Dampak adanya TNBBBR adalah akses Masyarakat Adat terhadap sumber daya alam
(hutan) dibatasi, yang akhirnya menimbulkan konflik dengan pengelolaan TNBBR.
Konflik memuncak ketiga 2 (dua) orang warga Sungkup dikriminalkan oleh
pengelolaan TNBBBR tahun 2007 lalu. Tentu saja Masyarakat Adat tidak terima
dengan tindakan aparat pengelolaan TNBBBR yang hingga tahun sekarang terus
melakukan intimidasi terhadat warga Sungkup dan Belaban Ella.
Untuk itu, Masyarakat Adat Sungkup dan Belaban Ella hingga sekarang
terus berjuang untuk merebut kembali wilayah/rimak adat yang diklaim sepihak
oleh pengelola TNBBR. Pada 2012, mereka melakukan dialog dengan Pemerintah
Dearah (Pemda) Kabupaten Melawi untuk mendesak Bupati Melawi agar mengeluarkan
kawasan TNBBBR dari wilayah adat mereka. Sekretaris Daerah Kabupaten Melawi
bersedia menandatangani tuntutan Masyarakat Adat Sungkup dan Belaban Ella.
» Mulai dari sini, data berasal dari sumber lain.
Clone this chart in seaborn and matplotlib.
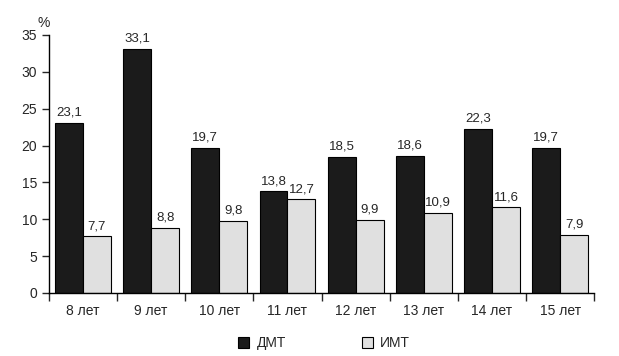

Pada
2014, mereka melakukan dialog lagi dengan Bupati Melawi. Hasilnya, Bupati
Melawi mengeluarkan surat rekomendasi yang ditujukan kepada Menteri Kehutanan
RI agar mengeluarkan kawasan TNBBBR dari wilayah adat Sungkup dan Belaban Ella
yang didasarkan pada peta partisipatif 1998.
Perjuangan Masyarakat Adat Sungkup dan Belaban untuk mendapatkan
pengakuan dan perlindungan hukum atas wilayah adat tidak hanya pada tingkat
Kabupaten. Pada Mei 2014, mereka mendatangi Kementerian Kehutanan RI, Menteri
Dalam Negeri dan Komnas HAM. Mereka meminta Menteri Kehutanan dan Menteri Dalam
Negeri mengeluarkan kawasan TNBBBR dari wilayah adat mereka yang didasarkan
pada peta partisipatif 1998 lalu.
Dengan adanya komitmen Pemda Kabupaten Melawi tersebut, maka strategi
advokasi lanjutannya adalah memastikan Pemda Kabupaten Melawi merealisasikan
kometmen itu dalam bentuk Surat Keputusan/Peraturan Daerah tentang Pengakuan
dan Perlindungan Hak-Hak Masyarakat Adat. Untuk itu, perlu melakukan dialog,
komunikasi yang intens dengan Pemda Kabupaten Melawi. Selain itu, terus
mamastikan komitmen Masyarakat Adat
Sungkup dan Belaban Ella dalam menjaga dan melestarikan wilayah adat.